Luka yang Tak Tunduk pada Waktu

Ilustrasi perempuan duduk sendiri di tepi laut, tenggelam dalam perenungan. (Sumber: Freepik.com)--
Jakarta, AktualNews - Ada luka yang tidak menyerah pada berlalunya hari, bahkan ketika hidup terus berjalan dan waktu terus berganti. Ia menetap diam di dasar dada, seperti rumah tua yang tak bisa lagi ditempati, tapi juga tak sanggup diruntuhkan. Begitulah rasanya saat seseorang tak lagi hadir, namun jejaknya tak kunjung padam.
Banyak yang percaya waktu akan menyembuhkan, seolah detik demi detik punya sihir untuk menghapus perih. Namun kenyataan tak selalu sebaik harapan. Justru, kenangan yang dibiarkan diam malah semakin tumbuh tajam dalam ingatan.
Sulit melupakan bukan karena tak berusaha, tapi karena tak ada ruang untuk luka itu benar-benar usai. Nama yang pernah menjadi doa, perlahan berubah menjadi duri dalam sunyi. Dan meski langkah kaki berpindah, ada bagian dari hati yang tetap tak berpaling.
Jejak yang Tidak Pudar
Setiap orang pernah memiliki satu nama yang terlalu dalam tertulis di hati. Nama yang meski tidak lagi disebut, tetap hidup di sela-sela waktu yang lengang. Ia hadir dalam bentuk paling sunyi: bayangan dalam mimpi, suara di tengah sepi, dan perasaan yang tak pernah benar-benar pergi.
BACA JUGA:Diam Sejenak, Dengarkan Diri Sendiri
Seorang psikolog dari Universitas Indonesia, Dr.

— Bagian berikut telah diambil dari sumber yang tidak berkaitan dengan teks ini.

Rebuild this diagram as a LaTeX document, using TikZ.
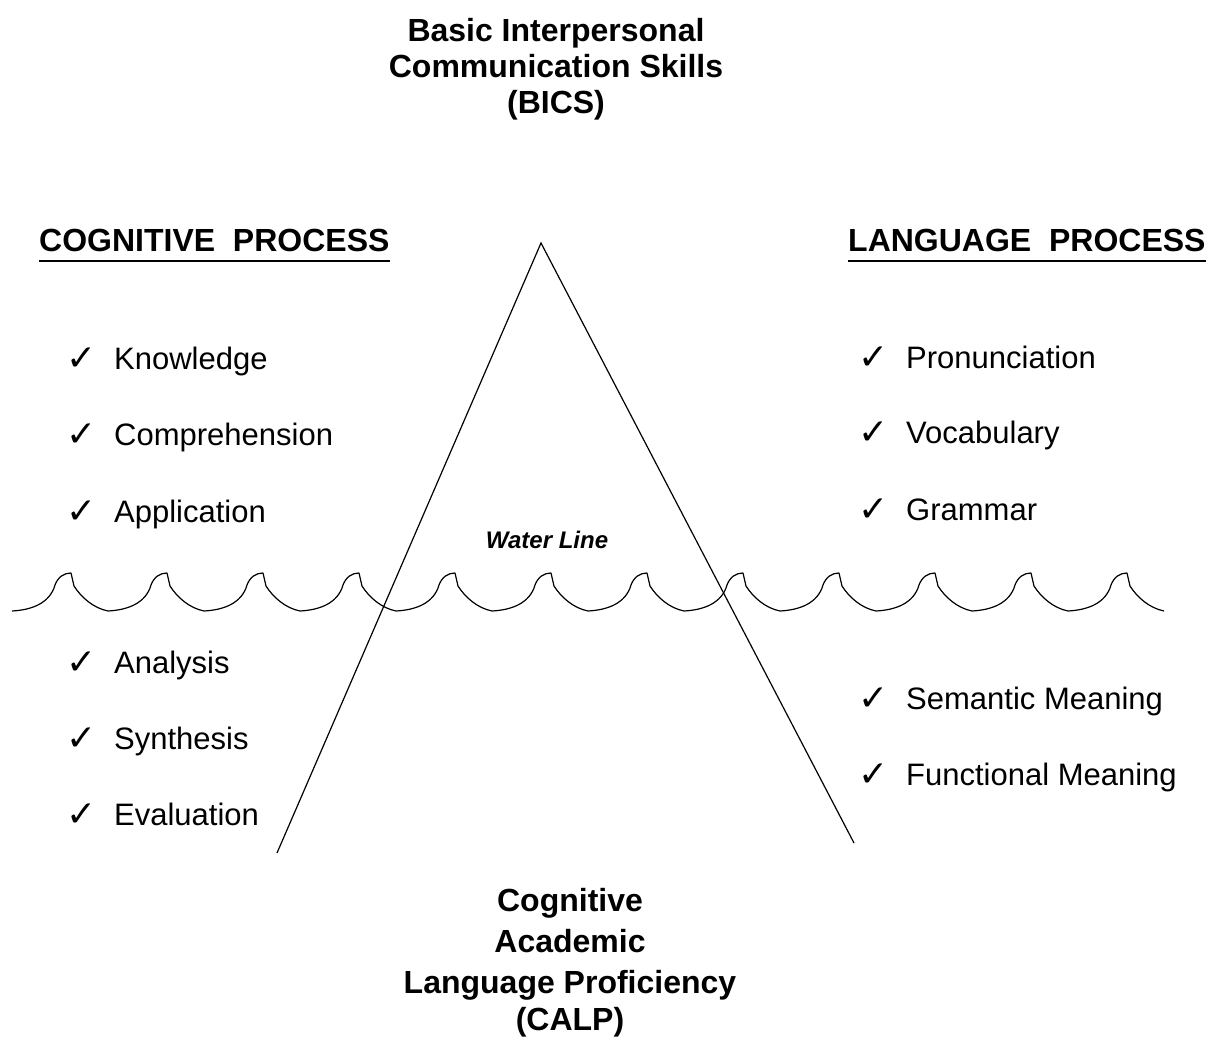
\documentclass[tikz,border=0pt]{standalone}
\usepackage{fontspec}
\setmainfont{Liberation Sans}
\newfontfamily\symfont{DejaVu Sans}
\begin{document}
\begin{tikzpicture}[x=1pt,y=-1pt,
  head/.style={font=\bfseries\fontsize{32}{38}\selectfont, inner sep=0pt, anchor=base},
  sechead/.style={font=\bfseries\fontsize{32}{38}\selectfont, inner sep=0pt, anchor=base west},
  item/.style={font=\fontsize{31}{37}\selectfont, inner sep=0pt, anchor=base west},
  tick/.style={font=\symfont\fontsize{36}{40}\selectfont, inner sep=0pt, anchor=base west},
  wl/.style={font=\bfseries\itshape\fontsize{24}{28}\selectfont, inner sep=0pt, anchor=base},
  wave/.style={line width=1.2pt, line join=round},
  edge/.style={line width=1.2pt},
  uline/.style={line width=2.6pt}]
\useasboundingbox (0,0) rectangle (1216,1040);

% title
\node[head] (bicsa) at (556,42) {Basic Interpersonal};
\node[head] (bicsb) at (556,78) {Communication Skills};
\node[head] (bicsc) at (556,114) {(BICS)};

% section heads
\node[sechead] (cog) at (39,252) {COGNITIVE~~PROCESS};
\node[sechead] (lang) at (848,252) {LANGUAGE~~PROCESS};
\draw[uline] ([yshift=-9pt]cog.base west) -- ([yshift=-9pt]cog.base east);
\draw[uline] ([yshift=-9pt]lang.base west) -- ([yshift=-9pt]lang.base east);

% left items
\foreach \n/\y/\txt in {k/370/Knowledge, c/446/Comprehension, a/522/Application,
                        an/673/Analysis, s/749/Synthesis, e/825/Evaluation}{
  \node[tick] (lt\n) at (66,\y+1) {✓};
  \node[item] (li\n) at (114,\y) {\txt};
}
% right items
\foreach \n/\y/\txt in {p/369/Pronunciation, v/444/Vocabulary, g/520/Grammar,
                        sm/709/Semantic Meaning, fm/785/Functional Meaning}{
  \node[tick] (rt\n) at (858,\y+1) {✓};
  \node[item] (ri\n) at (906,\y) {\txt};
}

% iceberg
\coordinate (apex) at (541,243);
\coordinate (bl) at (277,853);
\coordinate (br) at (854,843);
\draw[edge] (bl) -- (apex) -- (br);

% water line label
\node[wl] (water) at (547,548) {Water Line};

% waves
\foreach \k [evaluate=\k as \t using 12+96*\k] in {0,...,11}{
  \draw[wave] ({\t},611) .. controls ({\t+20},610) and ({\t+38},603) .. ({\t+43},585)
    .. controls ({\t+46},577) and ({\t+52},573) .. ({\t+59},573)
    -- ({\t+62},586) .. controls ({\t+69},597) and ({\t+81},608) .. ({\t+96},611);
}

% bottom
\node[head] (calpa) at (570,911) {Cognitive};
\node[head] (calpb) at (570,952) {Academic};
\node[head] (calpc) at (570,993) {Language Proficiency};
\node[head] (calpd) at (570,1030) {(CALP)};
\end{tikzpicture}
\end{document}
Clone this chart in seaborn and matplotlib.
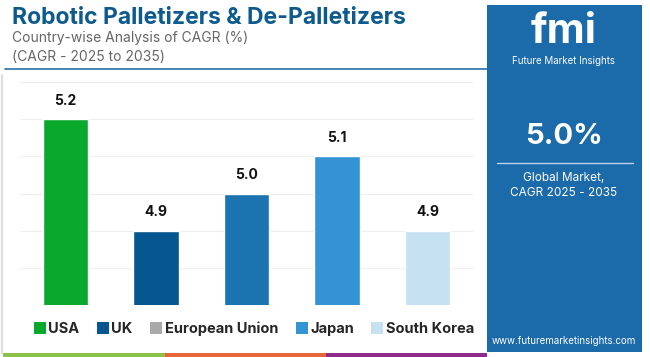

Retha Arjadi, menyebut bahwa kehilangan emosional yang dalam dapat meninggalkan jejak memori yang sulit dihapus, terutama jika tidak disertai penerimaan yang tuntas. Artinya, melupakan tak hanya soal waktu, tapi proses kesadaran dan penerimaan diri. Sayangnya, banyak yang berjalan tanpa benar-benar melepaskan.
Kadang kita menyimpan rindu seperti rahasia, berharap waktu akan mengecilkannya. Tapi rindu, seperti api kecil dalam ruang gelap, justru menyala ketika tak dijaga. Dan dari sanalah luka bertahan, hidup dalam diam yang paling menyakitkan.

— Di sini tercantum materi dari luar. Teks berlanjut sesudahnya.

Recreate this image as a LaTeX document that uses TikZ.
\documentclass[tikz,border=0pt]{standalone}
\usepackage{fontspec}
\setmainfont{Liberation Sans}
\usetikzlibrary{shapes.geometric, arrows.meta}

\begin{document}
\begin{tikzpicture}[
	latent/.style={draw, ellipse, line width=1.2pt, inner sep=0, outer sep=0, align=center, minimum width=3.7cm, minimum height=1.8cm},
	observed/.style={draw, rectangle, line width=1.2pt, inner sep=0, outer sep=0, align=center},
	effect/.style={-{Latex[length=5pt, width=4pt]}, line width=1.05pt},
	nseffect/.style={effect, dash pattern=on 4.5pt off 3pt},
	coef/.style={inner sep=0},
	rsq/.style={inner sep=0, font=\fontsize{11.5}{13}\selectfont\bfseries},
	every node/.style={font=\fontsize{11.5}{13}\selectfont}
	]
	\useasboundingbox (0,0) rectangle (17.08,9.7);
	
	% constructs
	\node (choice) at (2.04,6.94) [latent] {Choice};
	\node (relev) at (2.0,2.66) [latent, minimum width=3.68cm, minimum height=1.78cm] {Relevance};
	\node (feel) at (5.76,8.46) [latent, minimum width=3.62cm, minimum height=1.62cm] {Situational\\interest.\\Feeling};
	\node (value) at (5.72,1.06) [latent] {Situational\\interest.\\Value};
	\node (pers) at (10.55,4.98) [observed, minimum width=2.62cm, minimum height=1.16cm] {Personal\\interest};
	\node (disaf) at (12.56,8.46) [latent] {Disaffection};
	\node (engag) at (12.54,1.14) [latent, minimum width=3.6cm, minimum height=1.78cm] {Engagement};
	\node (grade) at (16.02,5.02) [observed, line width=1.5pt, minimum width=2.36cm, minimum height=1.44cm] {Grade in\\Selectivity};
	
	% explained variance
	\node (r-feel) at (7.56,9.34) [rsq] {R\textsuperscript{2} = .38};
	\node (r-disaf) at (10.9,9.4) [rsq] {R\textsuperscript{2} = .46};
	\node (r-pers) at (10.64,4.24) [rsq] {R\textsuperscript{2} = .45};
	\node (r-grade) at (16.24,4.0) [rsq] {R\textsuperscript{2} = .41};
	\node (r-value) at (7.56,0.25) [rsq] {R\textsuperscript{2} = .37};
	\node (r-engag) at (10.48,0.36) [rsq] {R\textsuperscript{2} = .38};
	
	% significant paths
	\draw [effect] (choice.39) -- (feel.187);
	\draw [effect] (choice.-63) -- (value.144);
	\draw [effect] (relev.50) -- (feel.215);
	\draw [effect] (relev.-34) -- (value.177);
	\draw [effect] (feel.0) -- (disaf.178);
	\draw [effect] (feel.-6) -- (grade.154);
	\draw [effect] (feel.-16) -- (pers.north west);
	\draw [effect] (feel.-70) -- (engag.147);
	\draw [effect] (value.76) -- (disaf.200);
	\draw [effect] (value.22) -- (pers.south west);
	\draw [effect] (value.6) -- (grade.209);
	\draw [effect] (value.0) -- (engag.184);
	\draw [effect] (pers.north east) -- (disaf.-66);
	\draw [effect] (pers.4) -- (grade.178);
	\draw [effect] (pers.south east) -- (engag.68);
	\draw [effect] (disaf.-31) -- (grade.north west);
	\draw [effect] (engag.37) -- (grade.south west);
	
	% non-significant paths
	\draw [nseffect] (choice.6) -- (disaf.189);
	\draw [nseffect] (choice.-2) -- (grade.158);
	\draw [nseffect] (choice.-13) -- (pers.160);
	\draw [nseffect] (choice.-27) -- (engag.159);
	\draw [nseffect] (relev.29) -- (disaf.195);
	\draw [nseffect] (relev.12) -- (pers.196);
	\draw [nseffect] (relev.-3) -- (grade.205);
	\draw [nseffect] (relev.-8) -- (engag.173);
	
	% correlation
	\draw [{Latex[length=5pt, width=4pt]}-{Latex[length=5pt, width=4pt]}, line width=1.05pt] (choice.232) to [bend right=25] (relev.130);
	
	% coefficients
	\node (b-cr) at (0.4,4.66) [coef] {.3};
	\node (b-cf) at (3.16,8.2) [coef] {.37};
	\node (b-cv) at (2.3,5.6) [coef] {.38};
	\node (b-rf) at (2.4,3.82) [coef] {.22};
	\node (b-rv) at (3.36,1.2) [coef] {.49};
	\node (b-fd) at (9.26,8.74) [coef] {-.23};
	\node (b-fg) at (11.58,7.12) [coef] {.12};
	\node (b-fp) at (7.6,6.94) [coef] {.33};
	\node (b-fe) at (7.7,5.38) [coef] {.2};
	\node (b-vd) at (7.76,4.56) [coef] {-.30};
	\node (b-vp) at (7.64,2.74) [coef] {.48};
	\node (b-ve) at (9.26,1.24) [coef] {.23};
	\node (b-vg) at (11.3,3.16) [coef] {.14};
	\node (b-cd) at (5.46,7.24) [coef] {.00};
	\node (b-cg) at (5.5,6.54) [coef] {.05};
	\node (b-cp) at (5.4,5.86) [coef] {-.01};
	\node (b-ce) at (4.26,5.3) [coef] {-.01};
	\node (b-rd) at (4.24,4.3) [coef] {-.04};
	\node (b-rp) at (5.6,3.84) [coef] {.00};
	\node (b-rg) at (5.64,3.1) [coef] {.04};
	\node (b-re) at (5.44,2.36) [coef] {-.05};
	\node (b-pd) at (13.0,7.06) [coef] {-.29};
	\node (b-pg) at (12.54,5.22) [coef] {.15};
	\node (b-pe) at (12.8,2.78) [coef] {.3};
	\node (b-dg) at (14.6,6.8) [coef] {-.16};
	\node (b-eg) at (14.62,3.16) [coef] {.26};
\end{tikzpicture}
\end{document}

Ada yang berusaha dengan tawa, dengan kesibukan, bahkan dengan cinta baru. Tapi luka yang dulu terlalu dalam tak bisa diusir oleh hal-hal yang palsu. Karena perasaan yang belum selesai akan selalu mencari bentuknya kembali.
Begitulah luka bekerja: ia menunggu kesempatan paling lemah untuk muncul lagi. Dan ketika malam sunyi datang, kita tak bisa berbohong pada diri sendiri. Bahwa di balik senyum, ada duka yang tak pernah benar-benar reda.
Melupakan bukan berarti menghapus, melainkan belajar hidup berdampingan dengan kehilangan. Tapi tidak semua orang bisa mencapai tahap itu. Ada yang memilih berdamai, ada pula yang hanya mampu berpura-pura.
Luka yang Diam-diam Tinggal
Dalam hidup, ada yang pergi tapi tak pernah benar-benar lenyap. Mereka tinggal dalam kenangan, dalam benda-benda kecil yang dulu tak berarti, dalam jalan yang dulu dilewati bersama. Setiap sudut menjadi pengingat, setiap hari menjadi ujian untuk tidak mengingat.
Bahkan ketika tidak lagi mencintai, kenangan tetap bertahan. Karena yang sakit bukan hanya kehilangan cinta, tapi kehilangan bagian dari diri yang pernah percaya. Dan dari situlah, refleksi diri mulai tumbuh perlahan.